* start RECORDS SUPPLIED *

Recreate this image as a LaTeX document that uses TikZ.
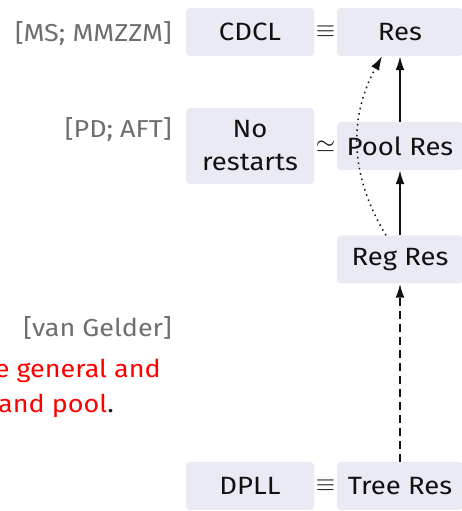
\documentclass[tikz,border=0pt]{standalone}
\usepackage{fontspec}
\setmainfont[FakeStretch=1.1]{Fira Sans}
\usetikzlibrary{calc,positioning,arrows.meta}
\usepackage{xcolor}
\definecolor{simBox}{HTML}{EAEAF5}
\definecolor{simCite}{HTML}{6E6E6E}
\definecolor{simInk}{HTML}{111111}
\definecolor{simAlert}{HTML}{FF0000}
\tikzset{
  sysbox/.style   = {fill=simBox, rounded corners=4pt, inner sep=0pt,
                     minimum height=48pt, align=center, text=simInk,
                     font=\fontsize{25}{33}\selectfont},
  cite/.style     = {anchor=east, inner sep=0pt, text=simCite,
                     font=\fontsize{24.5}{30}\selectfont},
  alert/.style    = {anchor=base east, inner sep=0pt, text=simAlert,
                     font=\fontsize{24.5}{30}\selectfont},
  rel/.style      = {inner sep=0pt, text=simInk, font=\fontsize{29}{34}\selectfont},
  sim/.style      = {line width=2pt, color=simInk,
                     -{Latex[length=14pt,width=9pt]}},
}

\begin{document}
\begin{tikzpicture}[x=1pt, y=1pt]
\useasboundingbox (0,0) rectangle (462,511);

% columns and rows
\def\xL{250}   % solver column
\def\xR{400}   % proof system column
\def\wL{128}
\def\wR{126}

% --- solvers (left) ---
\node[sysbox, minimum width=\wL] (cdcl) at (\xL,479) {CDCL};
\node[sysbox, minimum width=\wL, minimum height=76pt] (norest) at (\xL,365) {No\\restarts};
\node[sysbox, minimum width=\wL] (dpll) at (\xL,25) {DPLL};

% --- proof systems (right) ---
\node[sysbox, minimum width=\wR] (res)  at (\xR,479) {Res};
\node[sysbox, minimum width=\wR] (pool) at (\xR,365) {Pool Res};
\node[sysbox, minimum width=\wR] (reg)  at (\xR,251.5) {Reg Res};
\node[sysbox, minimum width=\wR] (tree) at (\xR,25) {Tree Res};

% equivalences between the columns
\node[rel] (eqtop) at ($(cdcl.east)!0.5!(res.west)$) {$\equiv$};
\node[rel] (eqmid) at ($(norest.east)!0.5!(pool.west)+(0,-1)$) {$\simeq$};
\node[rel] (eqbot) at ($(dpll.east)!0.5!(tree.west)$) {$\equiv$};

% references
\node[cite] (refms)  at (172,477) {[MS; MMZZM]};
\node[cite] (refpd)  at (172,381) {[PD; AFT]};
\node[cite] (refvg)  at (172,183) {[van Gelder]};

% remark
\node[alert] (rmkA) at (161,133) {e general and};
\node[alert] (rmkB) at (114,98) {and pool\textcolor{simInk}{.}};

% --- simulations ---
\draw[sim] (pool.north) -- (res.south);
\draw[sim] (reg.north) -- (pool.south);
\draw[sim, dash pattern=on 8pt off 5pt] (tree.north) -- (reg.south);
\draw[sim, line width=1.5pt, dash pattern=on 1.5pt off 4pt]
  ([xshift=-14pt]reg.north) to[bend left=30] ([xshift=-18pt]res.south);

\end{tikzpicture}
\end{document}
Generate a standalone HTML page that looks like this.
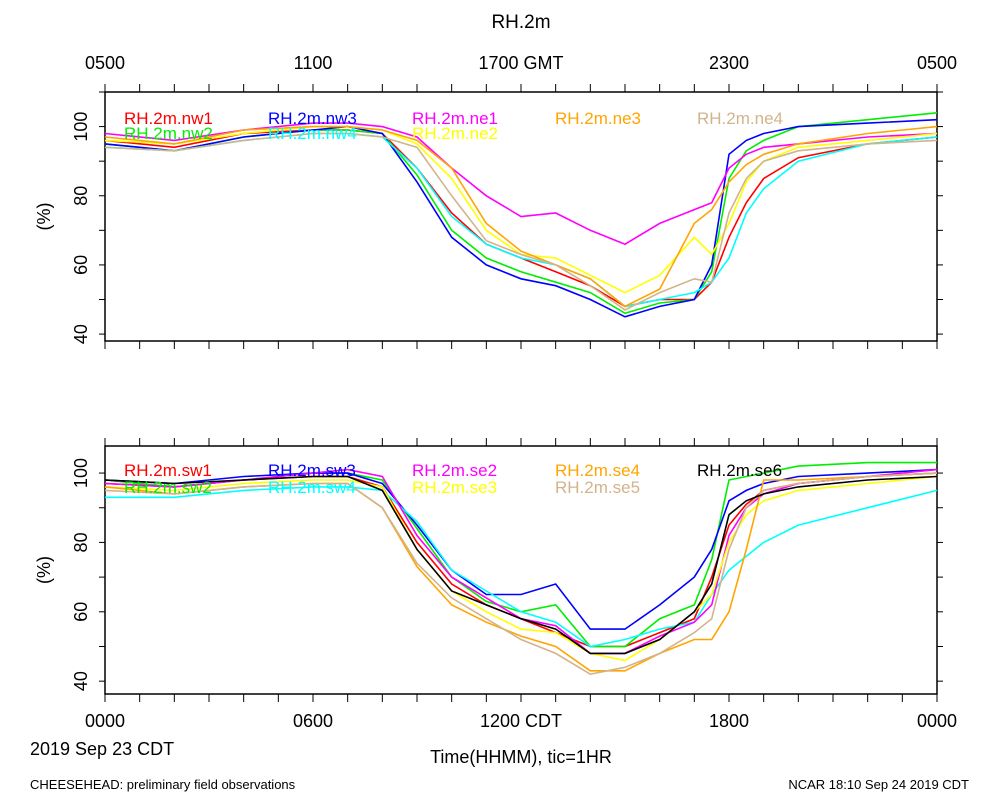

* end RECORDS SUPPLIED *

■ **WHAT YOU HAVE TO DO**
Repeat, exactly and in full, each line from the start of the data to the line that contains "(rmkB) at (114,98)". Pictures do not go in.

■ **THE RESPONSE**
Recreate this image as a LaTeX document that uses TikZ.
\documentclass[tikz,border=0pt]{standalone}
\usepackage{fontspec}
\setmainfont[FakeStretch=1.1]{Fira Sans}
\usetikzlibrary{calc,positioning,arrows.meta}
\usepackage{xcolor}
\definecolor{simBox}{HTML}{EAEAF5}
\definecolor{simCite}{HTML}{6E6E6E}
\definecolor{simInk}{HTML}{111111}
\definecolor{simAlert}{HTML}{FF0000}
\tikzset{
  sysbox/.style   = {fill=simBox, rounded corners=4pt, inner sep=0pt,
                     minimum height=48pt, align=center, text=simInk,
                     font=\fontsize{25}{33}\selectfont},
  cite/.style     = {anchor=east, inner sep=0pt, text=simCite,
                     font=\fontsize{24.5}{30}\selectfont},
  alert/.style    = {anchor=base east, inner sep=0pt, text=simAlert,
                     font=\fontsize{24.5}{30}\selectfont},
  rel/.style      = {inner sep=0pt, text=simInk, font=\fontsize{29}{34}\selectfont},
  sim/.style      = {line width=2pt, color=simInk,
                     -{Latex[length=14pt,width=9pt]}},
}

\begin{document}
\begin{tikzpicture}[x=1pt, y=1pt]
\useasboundingbox (0,0) rectangle (462,511);

% columns and rows
\def\xL{250}   % solver column
\def\xR{400}   % proof system column
\def\wL{128}
\def\wR{126}

% --- solvers (left) ---
\node[sysbox, minimum width=\wL] (cdcl) at (\xL,479) {CDCL};
\node[sysbox, minimum width=\wL, minimum height=76pt] (norest) at (\xL,365) {No\\restarts};
\node[sysbox, minimum width=\wL] (dpll) at (\xL,25) {DPLL};

% --- proof systems (right) ---
\node[sysbox, minimum width=\wR] (res)  at (\xR,479) {Res};
\node[sysbox, minimum width=\wR] (pool) at (\xR,365) {Pool Res};
\node[sysbox, minimum width=\wR] (reg)  at (\xR,251.5) {Reg Res};
\node[sysbox, minimum width=\wR] (tree) at (\xR,25) {Tree Res};

% equivalences between the columns
\node[rel] (eqtop) at ($(cdcl.east)!0.5!(res.west)$) {$\equiv$};
\node[rel] (eqmid) at ($(norest.east)!0.5!(pool.west)+(0,-1)$) {$\simeq$};
\node[rel] (eqbot) at ($(dpll.east)!0.5!(tree.west)$) {$\equiv$};

% references
\node[cite] (refms)  at (172,477) {[MS; MMZZM]};
\node[cite] (refpd)  at (172,381) {[PD; AFT]};
\node[cite] (refvg)  at (172,183) {[van Gelder]};

% remark
\node[alert] (rmkA) at (161,133) {e general and};
\node[alert] (rmkB) at (114,98) {and pool\textcolor{simInk}{.}};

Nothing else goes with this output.